It's common knowledge that in New York, a free event invites all the crazies to the yard. I've been to enough movie screenings to learn that the loudly snoring elderly Black lady taking up the two seats to my right might not be exactly who Christopher Guest had in mind while filming For Your Consideration (save your money, by the way). The context of a free event never quite matters. Open bars, free concerts, street festivals: they're all completely vulnerable to being crashed by someone possessing about as much stability as Kirstie Alley at a coke-fueled, Scientologists-only disco night.
That being said, I should have known going into the First Saturday event at the Brooklyn Museum on Saturday night that the place would be stuffed, wall to wall, with some of the most vividly unhinged maniacs I'd ever encountered. It should also be noted that there is something especially demented about "unglued" Brooklyn inhabitants that somehow make them artfully insane, as if they've been given special permission to delve into the dark corners of lunacy, but in "a really colorful way."
Needless to say, it was a phenomenal time.
Aside from being reminded that museums tend to filter out unattractive people, First Saturday also provided a glorious to observe crazies in a natural environment: at a DANCE PARTY! That's right, the entire third floor of the Brooklyn Museum was filled with all different walks of life: rich yuppies, wild kids, the elderly, poorly dressed middle-aged men, drunken hipsters, and beautifully delirious crazies lost in a state of unhinged, non-choreographed stuttered movement. A DJ, playing an excellent mix of kooky pre-Vietnam pop music, really catered to the crowd, spinning stuff from bossa nova to bebop. And do you know how that reads to a frenzied cuckoobird? An epiphany occurs where the inhibitions of everyone else in the room disappear, making for the ideal situation in which acting mental is welcomed, if not encouraged. Thus, we're all crazy. It's like Communism for the mentally ill!

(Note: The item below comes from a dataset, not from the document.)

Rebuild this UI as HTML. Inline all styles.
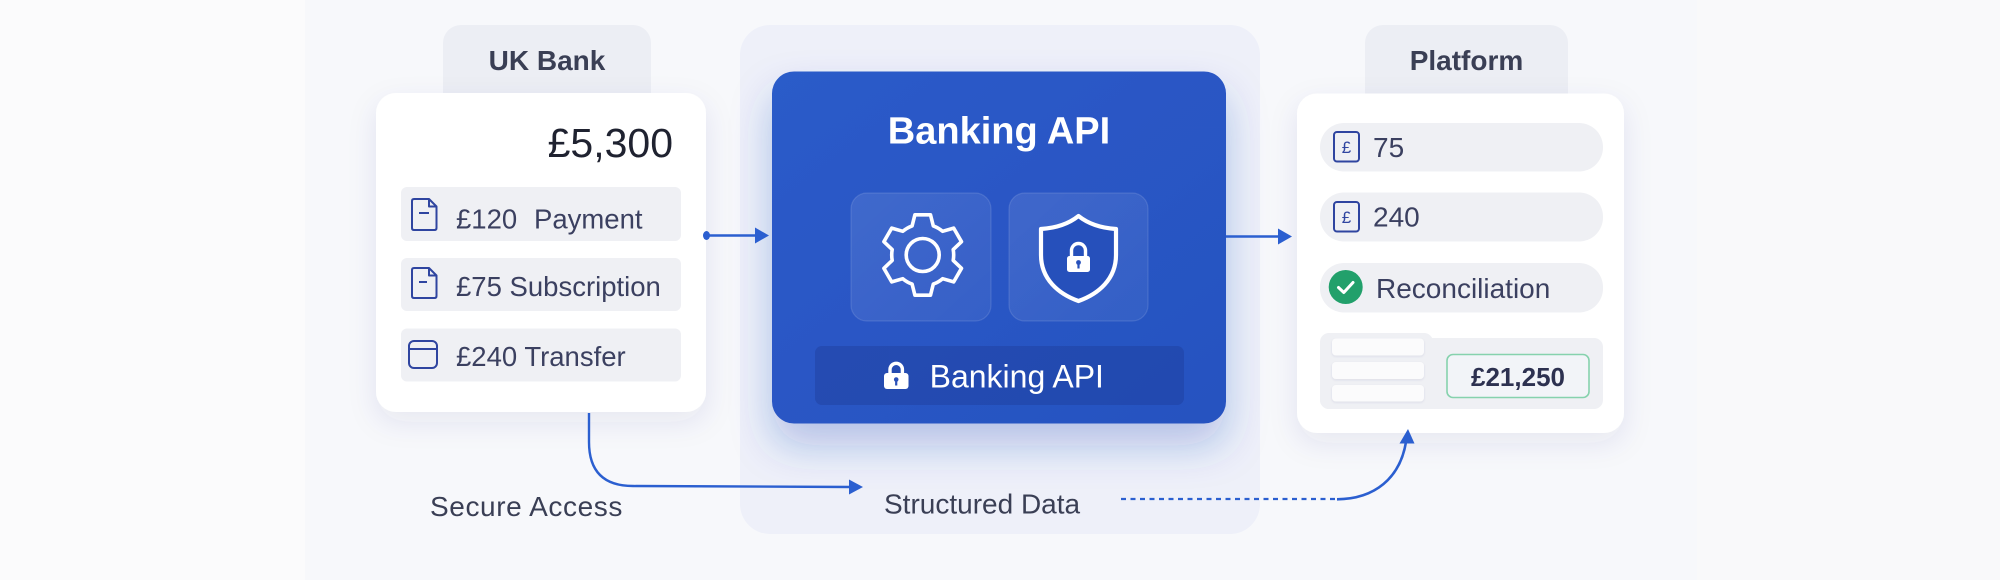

Apparently, what else happens is that I spot the reincarnation of Patrick Crenshaw on the dance floor during Peggy Lee's "Fever." No, seriously. While the kickass little girls break it out, taking centerstage in the short clip below (which gave me, exercising an awkward jumble of stiff kicks and offbeat clapping similar those employed by Cousin Marilyn at a recent family bar mitzvah, all the more reason to drink), let your eyes gaze into the background where Fake Patrick Crenshaw burns it up as a fellow dancer stops to take a picture - ah, now that girl knows her priorities! - as you'll notice in the photo below:
Crenshaw at the Oscars, 2004:
Dancing Zombie Crenshaw at the Brooklyn Museum, 2006:
And to those who chide the concept of spending Saturday night in Brooklyn outside of Williamsburg, I ask you: When's the last time you danced to Astrud Gilberto alongside a woman in a one-piece who looked like she just came from a homeopathic lamaze class in 1988? Didn't think so.